Si hitam, sejak menginjak usia remaja tampak mulai kurang betah
berlama-lama di rumah. Ia lebih senang berkelana di luar. Mula-mula sehari, dua
hari hingga tiga hari tidak pulang-pulang. Begitu usia dewasa, bisa empat hari
baru pulang. Namun belakangan ini dia jadi aneh. Ia tampak lelah dan pesimis.
Mulai malas berkelana.
Sering bola matanya menatap saya.
Seakan ingin bertutur galau. Tentang betapa beratnya bertahan dan berjuang
hidup di luaran. Si hitam sudah pernah ada luka di kaki dan punggungnya. Entah
apa sebabnya. Boleh jadi dipukul orang, bisa jadi juga sebab jatuh, karena ia
mulai hobi manjat pohon atau naik ke atap-atap rumah warga kampung. Bahkan,
pernah sekali waktu ia nongol di depan pintu. Seekor burung kecil tercengkram
di mulutnya. Beh, busyet dah. Bikin kaget saja.
Si hitam memang saya latih hidup
mandiri di mana pun. Bukan apa-apa, saya bukanlah pecinta kucing. Namun
terkadang nggak tega juga jika ada anak kucing sendirian, diusilin anak kecil,
dan kebingungan di jalan. Jadi sejak awal memang hanya berniat mengantarkan si
kucing sampai ia bisa cari makan sendiri.
Entah, apa ada perbedaan kehidupan
antara masa remaja kucing dan masa dewasanya. Tetapi yang saya amati, kucing
remaja sepertinya cenderung disukai orang. Buktinya si hitam waktu remajanya
sering digendong-gendong orang. Ketika sudah dewasa, si hitam tampak perubahan.

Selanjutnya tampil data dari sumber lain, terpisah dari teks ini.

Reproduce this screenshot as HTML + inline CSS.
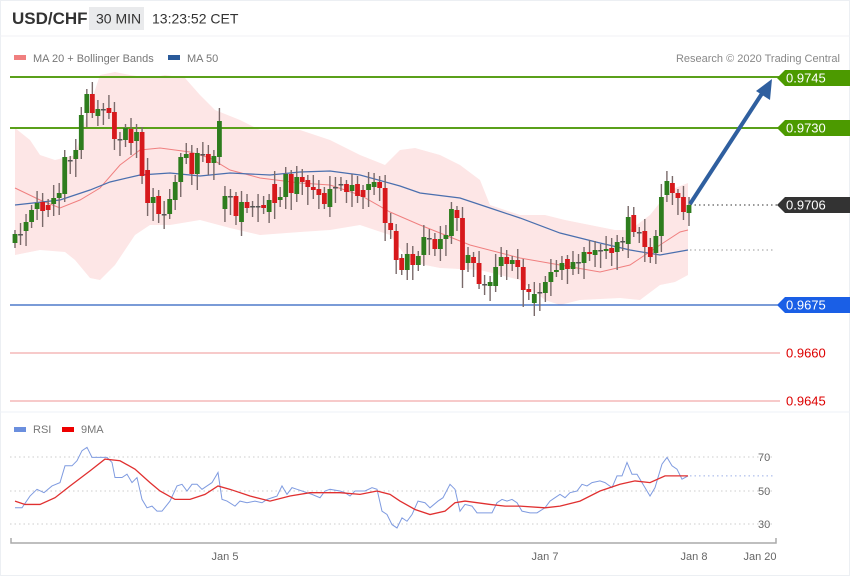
<!DOCTYPE html>
<html><head><meta charset="utf-8"><style>
body{margin:0;background:#fff;font-family:"Liberation Sans","DejaVu Sans",sans-serif;}
#wrap{position:relative;width:850px;height:576px;overflow:hidden;background:#fff;}
svg text{font-family:"Liberation Sans","DejaVu Sans",sans-serif;}
</style></head><body><div id="wrap">
<svg id="s" width="850" height="576" xmlns="http://www.w3.org/2000/svg">
<rect x="0.5" y="0.5" width="849" height="575" fill="#fff" stroke="#eceff3"/>
<line x1="0" y1="36" x2="850" y2="36" stroke="#f0f2f5"/>
<line x1="0" y1="412" x2="850" y2="412" stroke="#eef2f7"/>
<text x="12" y="24" font-size="17" font-weight="bold" fill="#333">USD/CHF</text>
<rect x="89" y="7" width="55" height="23" fill="#e9eaec"/>
<text x="96" y="23.5" font-size="14" fill="#333">30 MIN</text>
<text x="152" y="23.5" font-size="14" fill="#333">13:23:52 CET</text>
<rect x="14" y="55" width="12" height="5" fill="#f07f7f"/>
<text x="33" y="62" font-size="11" fill="#777">MA 20 + Bollinger Bands</text>
<rect x="168" y="55" width="12" height="5" fill="#2a5a9a"/>
<text x="187" y="62" font-size="11" fill="#777">MA 50</text>
<text x="840" y="62" font-size="11" fill="#888" text-anchor="end">Research © 2020 Trading Central</text>
<g id="main"></g>
<rect x="14" y="427" width="12" height="5" fill="#6b8fde"/>
<text x="33" y="433" font-size="11" fill="#777">RSI</text>
<rect x="62" y="427" width="12" height="5" fill="#e00"/>
<text x="81" y="433" font-size="11" fill="#777">9MA</text>
<g stroke="#ccc" stroke-dasharray="1.5,3" stroke-width="1">
<line x1="10" y1="457" x2="775" y2="457"/><line x1="10" y1="491" x2="775" y2="491"/><line x1="10" y1="524" x2="775" y2="524"/>
</g>
<text x="758" y="461" font-size="11" fill="#666">70</text>
<text x="758" y="495" font-size="11" fill="#666">50</text>
<text x="758" y="528" font-size="11" fill="#666">30</text>
<g id="rsi"></g>
<path d="M11 538 V543 H776 V538" fill="none" stroke="#aaa" stroke-width="1.5"/>
<text x="225" y="560" font-size="11" fill="#666" text-anchor="middle">Jan 5</text>
<text x="545" y="560" font-size="11" fill="#666" text-anchor="middle">Jan 7</text>
<text x="694" y="560" font-size="11" fill="#666" text-anchor="middle">Jan 8</text>
<text x="760" y="560" font-size="11" fill="#666" text-anchor="middle">Jan 20</text>
</svg>
<script>
const NS="http://www.w3.org/2000/svg";
function el(p,t,a){const e=document.createElementNS(NS,t);for(const k in a)e.setAttribute(k,a[k]);p.appendChild(e);return e;}
const g=document.getElementById('main');
function pl(pts){return pts.map((p,i)=>(i?'L':'M')+p[0]+' '+p[1]).join(' ');}
const up=[[15,128],[30,140],[40,155],[55,160],[75,155],[90,105],[100,75],[115,72],[130,75],[150,78],[165,75],[185,78],[200,95],[215,110],[240,120],[260,130],[300,130],[330,140],[360,155],[385,165],[400,150],[415,148],[440,155],[460,165],[480,180],[490,205],[520,215],[545,215],[565,220],[590,225],[615,230],[630,230],[650,215],[670,190],[688,183]];
const lo=[[15,255],[40,250],[65,252],[75,260],[90,278],[100,280],[115,265],[135,235],[150,225],[170,225],[200,220],[230,228],[260,235],[300,232],[330,230],[360,225],[390,235],[410,262],[440,268],[480,270],[520,280],[545,300],[560,305],[580,300],[620,298],[640,300],[660,285],[675,282],[688,275]];
el(g,'path',{d:pl(up)+' '+pl(lo.slice().reverse()).replace('M','L')+'Z',fill:'#fde6e6'});
el(g,'line',{x1:10,y1:77,x2:780,y2:77,stroke:'#5aa01a','stroke-width':2});
el(g,'line',{x1:10,y1:128,x2:780,y2:128,stroke:'#5aa01a','stroke-width':2});
el(g,'line',{x1:10,y1:305,x2:780,y2:305,stroke:'#2a5fbf','stroke-width':1.2});
el(g,'line',{x1:10,y1:353,x2:780,y2:353,stroke:'#f2aaaa','stroke-width':1.2});
el(g,'line',{x1:10,y1:401,x2:780,y2:401,stroke:'#f2aaaa','stroke-width':1.2});
el(g,'line',{x1:690,y1:250,x2:775,y2:250,stroke:'#999','stroke-dasharray':'1.5,3'});
el(g,'line',{x1:690,y1:205,x2:780,y2:205,stroke:'#333','stroke-dasharray':'1.5,3'});
const ma20=[[15,188],[40,200],[60,208],[80,200],[100,188],[120,165],[140,150],[160,148],[190,152],[210,158],[230,170],[260,178],[300,183],[330,185],[360,195],[390,212],[420,225],[470,245],[520,258],[560,265],[600,272],[630,265],[660,245],[680,232],[688,230]];
const ma50=[[15,205],[60,200],[90,190],[110,182],[140,175],[170,173],[200,176],[230,173],[270,175],[300,172],[330,171],[360,175],[400,186],[420,193],[460,198],[490,208],[520,218],[560,233],[600,243],[630,250],[660,255],[688,250]];
el(g,'path',{d:pl(ma20),fill:'none',stroke:'#f08080','stroke-width':1});
el(g,'path',{d:pl(ma50),fill:'none',stroke:'#4a6fae','stroke-width':1.2});
const C=[[234,243,'g'],[234,235,'d'],[222,231,'g'],[210,222,'g'],[203,209,'g'],[202,211,'r'],[205,210,'r'],[198,204,'g'],[193,198,'g'],[157,194,'g'],[160,161,'d'],[150,159,'g'],[115,150,'g'],[94,113,'g'],[94,113,'r'],[109,116,'g'],[109,110,'d'],[108,113,'r'],[112,139,'r'],[139,140,'d'],[128,140,'g'],[129,143,'r'],[132,141,'g'],[132,176,'r'],[170,203,'r'],[197,203,'g'],[196,214,'r'],[214,215,'d'],[199,214,'g'],[182,200,'g'],[157,182,'g'],[154,158,'g'],[153,174,'r'],[153,174,'g'],[154,155,'d'],[154,163,'r'],[156,163,'g'],[121,157,'g'],[196,209,'g'],[196,197,'d'],[196,216,'r'],[202,222,'g'],[202,208,'r'],[206,207,'d'],[206,207,'d'],[205,208,'r'],[200,212,'g'],[184,203,'r'],[197,200,'g'],[174,197,'g'],[174,193,'r'],[177,194,'g'],
[177,182,'r'],[180,187,'r'],[187,190,'r'],[189,195,'r'],[193,204,'r'],[189,207,'g'],[187,188,'d'],[184,185,'d'],[184,192,'r'],[185,191,'g'],[184,196,'r'],[190,197,'r'],[184,190,'g'],[182,187,'g'],[182,188,'r'],[188,223,'r'],[223,230,'r'],[231,260,'r'],[258,270,'r'],[254,270,'g'],[254,265,'r'],[256,265,'g'],[237,255,'g'],[238,239,'d'],[239,249,'r'],[239,249,'g'],[235,239,'g'],[209,236,'g'],[210,218,'r'],[218,270,'r'],[255,263,'g'],[257,263,'r'],[263,284,'r'],[284,285,'d'],[282,286,'g'],[267,286,'g'],[257,266,'g'],[257,264,'r'],[260,264,'g'],[260,267,'r'],[267,290,'r'],[289,292,'r'],[294,303,'g'],[292,293,'d'],[282,293,'g'],[272,282,'g'],[270,272,'g'],[263,270,'g'],[259,269,'r'],[262,269,'g'],[262,263,'d'],[252,263,'g'],[252,254,'r'],[250,255,'g'],[250,251,'d'],[249,251,'g'],[248,253,'r'],[242,252,'g'],[241,242,'d'],[217,244,'g'],[215,232,'r'],[232,233,'d'],[231,247,'r'],[247,257,'r'],[236,253,'g'],[197,236,'g'],[181,195,'g'],[183,193,'r'],[193,198,'r'],[197,212,'r'],[205,213,'g']];
const n=C.length, step=(689-15)/(n-1);
C.forEach((c,i)=>{const x=15+i*step;const h=c[0]-(4+(i*7)%10),l=c[1]+(5+(i*5)%14);
el(g,'line',{x1:x,y1:h,x2:x,y2:l,stroke:'#7a6a6a','stroke-width':1.4});
const col=c[2]=='g'?'#2e7d1e':c[2]=='r'?'#d7191c':'#555';
el(g,'rect',{x:x-2.4,y:c[0],width:4.8,height:Math.max(1.5,c[1]-c[0]),fill:col});});
el(g,'line',{x1:690,y1:204,x2:763,y2:92,stroke:'#2f5f9f','stroke-width':4});
el(g,'path',{d:'M772 79 L770 100 L756 91 Z',fill:'#2f5f9f'});
function flag(y,t,col){el(g,'path',{d:`M777 ${y} L785 ${y-8} H850 V${y+8} H785 Z`,fill:col});const e=el(g,'text',{x:786,y:y+4.5,'font-size':13,fill:'#fff','font-family':'DejaVu Sans'});e.textContent=t;}
flag(78,'0.9745','#4c9a00');flag(128,'0.9730','#4c9a00');flag(205,'0.9706','#333');flag(305,'0.9675','#1a5fe6');
[[353,'0.9660'],[401,'0.9645']].forEach(a=>{const e=el(g,'text',{x:786,y:a[0]+4.5,'font-size':13,fill:'#d00','font-family':'DejaVu Sans'});e.textContent=a[1];});
const r=document.getElementById('rsi');const ry=v=>491-(v-50)*1.68;
const R=[[15,40],[22,40],[30,47],[37,51],[44,49],[52,53],[60,55],[65,65],[72,65],[77,68],[82,74],[87,76],[92,70],[100,70],[107,70],[112,67],[115,58],[122,58],[127,60],[132,55],[137,58],[142,45],[147,40],[152,41],[157,38],[162,38],[170,44],[177,53],[182,54],[187,50],[192,54],[197,54],[202,51],[207,53],[212,55],[218,61],[222,45],[227,44],[235,41],[240,44],[247,43],[255,44],[262,43],[267,45],[272,46],[277,47],[282,53],[287,48],[292,52],[297,51],[302,50],[312,48],[320,46],[325,50],[330,51],[340,50],[345,49],[350,47],[355,50],[365,50],[372,52],[377,51],[382,38],[387,36],[392,30],[397,28],[402,34],[407,32],[412,36],[418,44],[425,43],[430,40],[438,44],[443,46],[450,54],[455,51],[460,38],[465,42],[472,41],[477,37],[485,37],[492,37],[497,43],[502,45],[507,44],[512,45],[517,43],[522,38],[530,37],[537,37],[545,40],[550,44],[555,46],[560,48],[565,46],[570,49],[577,50],[582,54],[587,53],[592,55],[600,56],[605,55],[612,52],[617,59],[622,59],[627,67],[632,60],[637,60],[642,55],[647,50],[650,47],[655,52],[662,66],[667,70],[672,65],[677,63],[682,57],[688,59]];
const M=[[15,44],[25,42],[40,42],[55,46],[70,53],[90,62],[105,69],[120,68],[135,63],[150,55],[160,50],[175,45],[190,45],[205,48],[218,53],[230,51],[250,47],[270,44],[290,47],[310,49],[340,49],[360,48],[377,50],[390,48],[400,44],[415,39],[430,36],[445,38],[455,43],[465,44],[490,42],[505,41],[520,41],[545,40],[560,41],[580,44],[600,50],[620,54],[635,56],[650,55],[665,59],[680,59],[688,59]];
el(r,'line',{x1:690,y1:ry(59),x2:775,y2:ry(59),stroke:'#9db0e8','stroke-dasharray':'1.5,3'});
el(r,'path',{d:pl(R.map(p=>[p[0],ry(p[1])])),fill:'none',stroke:'#7f9be0','stroke-width':1});
el(r,'path',{d:pl(M.map(p=>[p[0],ry(p[1])])),fill:'none',stroke:'#e03030','stroke-width':1.3});
</script>
</div></body></html>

Jadi, sekarang kalau sudah kedengaran
suara motor saya, cepat-cepat ia bergegas menghampiri. Saya biarkan saja dia
tidur-tiduran di ruang tamu. Sesekali dia ke dapur mencari minum. Kebetulan
kotak minumnya selalu saya isi. Meskipun sudah dikasih makan, ia biasanya
langsung ngibrit entah kemana, kali ini ia memilih leyeh-leyeh depan pintu.
Kucing kota sepertinya memang penuh
dilema. Tikus sebagai mangsa utamanya, namun nyatanya sulit untuk menemukan
kucing kota yang memburu tikus kemudian dilahapnya. Kalau pun ada tikus
berkeliaran, mereka hanya melirik saja sekilas. Selebihnya, ia cuek bebek saja.
Para kucing kota setahu saya mencari makan di bak-bak sampah. Anehnya, khusus
di kampung saya berdiam, semua kucing terlihat sehat, rapi dan bersih
bulu-bulunya.
Kucing-kucing yang tampak berantakan
justru yang berkeliaran di pasar-pasar. Bulu-bulunya kumuh dan kotor. Tentu,
keberadaan mereka memprihatinkan. Namun begitu, tiap-tiap makhluk memiliki takdir
dan keunikan hidupnya masing-masing. Kita tidak bisa mengharap semua orang
memberikannya perhatian. Sama seperti saya, hanya sekedar menjadi perantara
kecil untuk membantu mereka belajar memperjuangkan takdir kehidupannya.